ABN Amro Fails to Impress at First Investor Day Since 2015 IPO
(Bloomberg) -- ABN Amro Group NV’s first investor day since its IPO three years ago failed to impress after the bank held back from telling shareholders how much they might receive in extra dividends and only slightly increased a profitability target.
The main change to the bank’s goals is to push its cost-to-income ratio -- a measure of profitability -- below 55 percent within four years, while again promising investors that it will decide on a higher payout at the end of the year. The bank also said it sees little loan growth for at least two years.
Once one of the world’s largest banks, ABN refocused on its consumer lending business in the Netherlands after it was bailed out in 2009. Since then, its goal has been become a stable lender with a high dividend payout. Investor expectations for higher returns were raised earlier this year with capital levels among the strongest of European banks.
“The whole story now will rest on cost reductions and distributions,” said Jason Kalamboussis, an analyst at KBC Securities. “It will be core for ABN Amro with full-year results to establish a high payout level.”
ABN Amro dropped as much as 3.9 percent in Amsterdam trading and was down 3.1 percent at 22.20 euros as of 1:30 p.m. The stock is down about 17 percent this year compared with a 25.4 percent decline for the Stoxx Europe banks index.
Key to the bank’s payout policy is its capital buffer. The Amsterdam-based bank has one of the strongest capabilities to absorb losses of any European bank with a CET1 ratio of about 18.6 percent. Even with regulatory changes that could affect this figure, it’s still targeting a range of between 17.5 percent and 18.5 percent. The metric is set to drop under new accounting rules that require a higher buffer of mortgages, its biggest revenue source.

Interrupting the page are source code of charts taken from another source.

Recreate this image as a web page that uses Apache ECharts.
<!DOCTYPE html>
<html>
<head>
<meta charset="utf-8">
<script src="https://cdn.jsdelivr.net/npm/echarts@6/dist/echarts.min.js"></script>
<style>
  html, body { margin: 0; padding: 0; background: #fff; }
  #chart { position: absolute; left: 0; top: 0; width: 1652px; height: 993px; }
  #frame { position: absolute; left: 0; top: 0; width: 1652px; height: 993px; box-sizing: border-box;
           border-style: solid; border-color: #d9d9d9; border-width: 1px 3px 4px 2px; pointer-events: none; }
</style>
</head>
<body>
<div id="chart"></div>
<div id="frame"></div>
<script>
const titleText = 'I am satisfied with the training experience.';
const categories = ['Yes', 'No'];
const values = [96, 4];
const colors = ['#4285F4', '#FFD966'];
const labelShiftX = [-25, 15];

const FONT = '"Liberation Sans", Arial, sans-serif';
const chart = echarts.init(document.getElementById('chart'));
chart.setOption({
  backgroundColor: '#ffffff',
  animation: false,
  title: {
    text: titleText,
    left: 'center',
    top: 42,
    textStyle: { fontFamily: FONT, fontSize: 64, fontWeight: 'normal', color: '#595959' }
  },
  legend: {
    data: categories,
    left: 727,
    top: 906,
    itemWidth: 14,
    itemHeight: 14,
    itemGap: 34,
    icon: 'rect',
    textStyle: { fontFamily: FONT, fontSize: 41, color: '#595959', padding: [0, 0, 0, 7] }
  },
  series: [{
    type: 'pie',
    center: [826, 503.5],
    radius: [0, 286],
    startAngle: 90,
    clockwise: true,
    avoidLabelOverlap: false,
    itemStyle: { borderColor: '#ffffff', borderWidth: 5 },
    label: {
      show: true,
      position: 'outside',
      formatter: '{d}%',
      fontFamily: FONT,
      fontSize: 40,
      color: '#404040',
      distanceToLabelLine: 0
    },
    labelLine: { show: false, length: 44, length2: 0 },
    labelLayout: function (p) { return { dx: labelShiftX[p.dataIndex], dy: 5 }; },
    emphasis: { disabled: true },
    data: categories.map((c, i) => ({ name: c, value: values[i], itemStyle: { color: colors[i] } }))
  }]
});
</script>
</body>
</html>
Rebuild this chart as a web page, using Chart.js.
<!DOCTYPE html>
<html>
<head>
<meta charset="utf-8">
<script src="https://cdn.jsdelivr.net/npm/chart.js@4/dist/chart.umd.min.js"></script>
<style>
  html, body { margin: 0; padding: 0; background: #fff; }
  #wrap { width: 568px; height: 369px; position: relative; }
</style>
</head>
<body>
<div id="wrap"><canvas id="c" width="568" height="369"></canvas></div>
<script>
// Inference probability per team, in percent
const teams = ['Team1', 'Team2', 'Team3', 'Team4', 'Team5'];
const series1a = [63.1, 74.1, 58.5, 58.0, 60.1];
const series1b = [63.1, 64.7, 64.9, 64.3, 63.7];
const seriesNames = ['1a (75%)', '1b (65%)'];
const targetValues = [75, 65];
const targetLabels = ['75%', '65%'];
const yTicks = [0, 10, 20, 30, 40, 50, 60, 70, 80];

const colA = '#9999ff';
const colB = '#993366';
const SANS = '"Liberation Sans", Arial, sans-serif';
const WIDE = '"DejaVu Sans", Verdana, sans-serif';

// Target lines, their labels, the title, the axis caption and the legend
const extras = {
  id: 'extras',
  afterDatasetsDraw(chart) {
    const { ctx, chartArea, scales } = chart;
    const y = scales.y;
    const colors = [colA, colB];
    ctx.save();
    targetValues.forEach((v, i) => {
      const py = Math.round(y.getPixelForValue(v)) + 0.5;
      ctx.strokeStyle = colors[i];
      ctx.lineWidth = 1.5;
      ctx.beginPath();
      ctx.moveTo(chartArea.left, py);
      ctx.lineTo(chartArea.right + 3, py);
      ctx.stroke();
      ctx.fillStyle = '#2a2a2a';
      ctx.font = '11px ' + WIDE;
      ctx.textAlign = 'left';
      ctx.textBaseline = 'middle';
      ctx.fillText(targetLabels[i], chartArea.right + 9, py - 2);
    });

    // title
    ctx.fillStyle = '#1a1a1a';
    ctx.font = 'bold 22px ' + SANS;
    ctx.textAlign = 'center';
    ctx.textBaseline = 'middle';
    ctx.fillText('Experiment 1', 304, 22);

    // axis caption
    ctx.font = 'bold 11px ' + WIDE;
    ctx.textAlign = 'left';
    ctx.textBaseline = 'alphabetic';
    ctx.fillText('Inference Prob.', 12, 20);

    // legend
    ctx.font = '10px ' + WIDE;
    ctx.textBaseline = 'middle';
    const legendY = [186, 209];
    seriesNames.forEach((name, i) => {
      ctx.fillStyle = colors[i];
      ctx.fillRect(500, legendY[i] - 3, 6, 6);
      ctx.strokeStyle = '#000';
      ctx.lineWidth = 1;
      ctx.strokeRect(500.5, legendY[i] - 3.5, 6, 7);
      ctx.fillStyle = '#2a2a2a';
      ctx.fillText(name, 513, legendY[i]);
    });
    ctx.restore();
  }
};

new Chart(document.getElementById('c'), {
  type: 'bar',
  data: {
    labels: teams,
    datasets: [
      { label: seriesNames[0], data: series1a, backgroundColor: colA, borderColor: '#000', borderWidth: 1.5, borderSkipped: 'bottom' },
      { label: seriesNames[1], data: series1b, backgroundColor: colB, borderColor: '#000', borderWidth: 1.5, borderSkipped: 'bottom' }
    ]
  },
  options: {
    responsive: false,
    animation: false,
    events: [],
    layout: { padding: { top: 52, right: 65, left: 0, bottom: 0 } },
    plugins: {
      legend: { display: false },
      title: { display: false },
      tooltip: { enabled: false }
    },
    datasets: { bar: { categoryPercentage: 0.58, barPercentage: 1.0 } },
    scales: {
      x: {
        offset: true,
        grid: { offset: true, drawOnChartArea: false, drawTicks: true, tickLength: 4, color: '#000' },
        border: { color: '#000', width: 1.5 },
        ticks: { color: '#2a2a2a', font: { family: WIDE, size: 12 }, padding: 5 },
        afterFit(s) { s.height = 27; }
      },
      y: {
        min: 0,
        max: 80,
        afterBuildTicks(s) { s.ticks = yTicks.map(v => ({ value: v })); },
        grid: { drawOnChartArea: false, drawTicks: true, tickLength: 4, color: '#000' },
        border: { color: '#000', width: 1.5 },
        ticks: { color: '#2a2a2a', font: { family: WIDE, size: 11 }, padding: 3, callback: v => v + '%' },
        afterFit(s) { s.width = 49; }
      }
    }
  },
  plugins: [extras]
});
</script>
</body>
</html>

ABN said it’s “well-placed to consider additional dividends,”reiterating a message it frequently made during third-quarter earnings. The bank has set aside 60 percent of profit so far this year for dividends and last year paid out 50 percent of profit.
An anonymous group of 21 ABN Amro employees expressed their concern over the bank’s strategy in a letter in June. Chief Executive Officer Kees van Dijkhuizen blamed dissatisfaction within the bank partly on “disappointment” that some people “didn’t get the job they wanted” after the bank reshuffled and cut positions at the top.
While the Dutch economy and its housing market are doing well, ABN Amro has been losing mortgage-market share to competitors. Interest income on residential mortgages was stable as both average volumes and margins remained broadly flat, it said in its third-quarter earnings report.
“This target for 2022 is helpful, but could be too far out for the market to care,” Mediobanca analyst Robin van den Broek wrote in a note. The investor day statement “seems to include some promises for the future, but is unlikely to lead to better expectation in the short-term,” he said.